Sanrizuka – Heta Village

31 March, 2017 - 16:00
KASKcinema

The program Of Time and Struggle highlights four crucial documentaries made by Ogawa Productions between 1971 and 1986. This collective of filmmakers founded in the late 1960s, under the direction of Ogawa Shinsuke, chronicled with remarkable dedication some of the major political and social upheavals in Japan’s ‘season of politics’ from the 1960s through the 1970s, including the struggles of the student movement and long-term resistance by farmers in Sanrizuka. Ogawa Productions’ work aspired to collective decision-making, achieving an unusual level of engagement with the people they filmed. They aimed to make independent and partisan films, while at the same time developing alternative ways for distributing, screening and discussing their work.

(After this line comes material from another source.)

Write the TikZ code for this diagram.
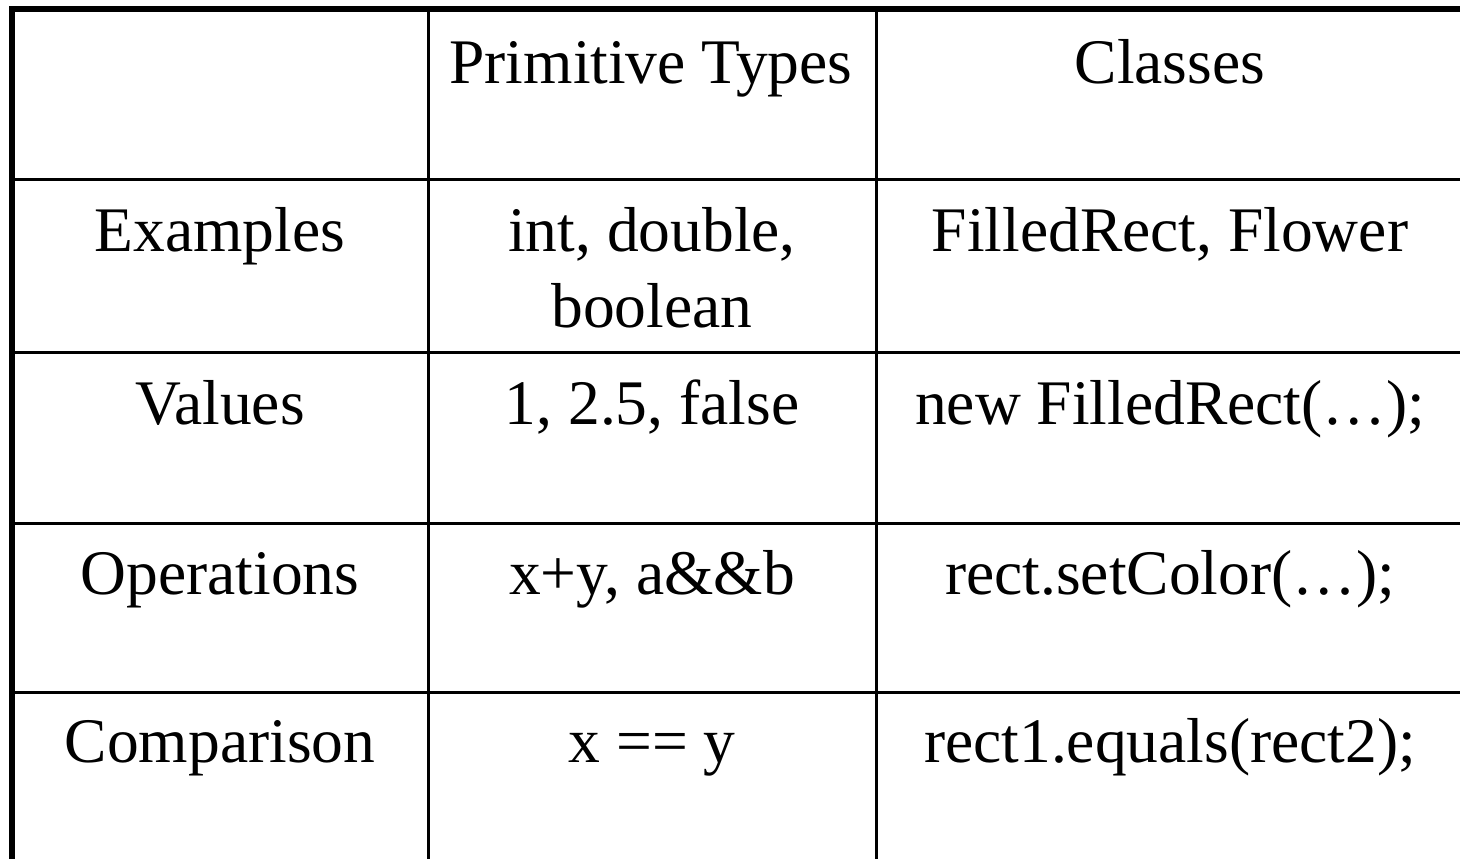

Sanrizuka – Heta Village (Sanrizuka – Heta Buraku)

Ogawa Productions
,
JP
,
1973
,
16mm
,
b&w
,
146'

The aftermath of the violent confrontations in the fields resulted in deaths, injuries, and ultimately in the suicide of a young activist, leaving a profound mark and grief among those still living in the fields. Young farmers were continuously arrested and prevented from working during the harvest season, leaving their families and friends behind. This strengthened the ties within the village community, which gathered to mourn, discuss their grief and the best means to help those in prison. This is the situation that is portrayed with so much care and empathy in Sanrizuka – Heta Village. Seeking to find the roots of this sustained resistance in the history, customs and ever-renewed traditions of the village, as well as those of the attachment of the people to the land, the filmmakers step back to film village life. The storytelling and long communal discussions set the slow pace of the film, with its immersive long takes. Heta Village is one of the most moving films ever made by this group of filmmakers, a respectful, mournful film, a work of patience, paced by silence, with a structure that responds as much to village time as to the general tone of people’s feelings. Ultimately, this film about time and place is the result of the deeply felt empathy and solidarity that the filmmakers felt towards those with whom they lived and struggled.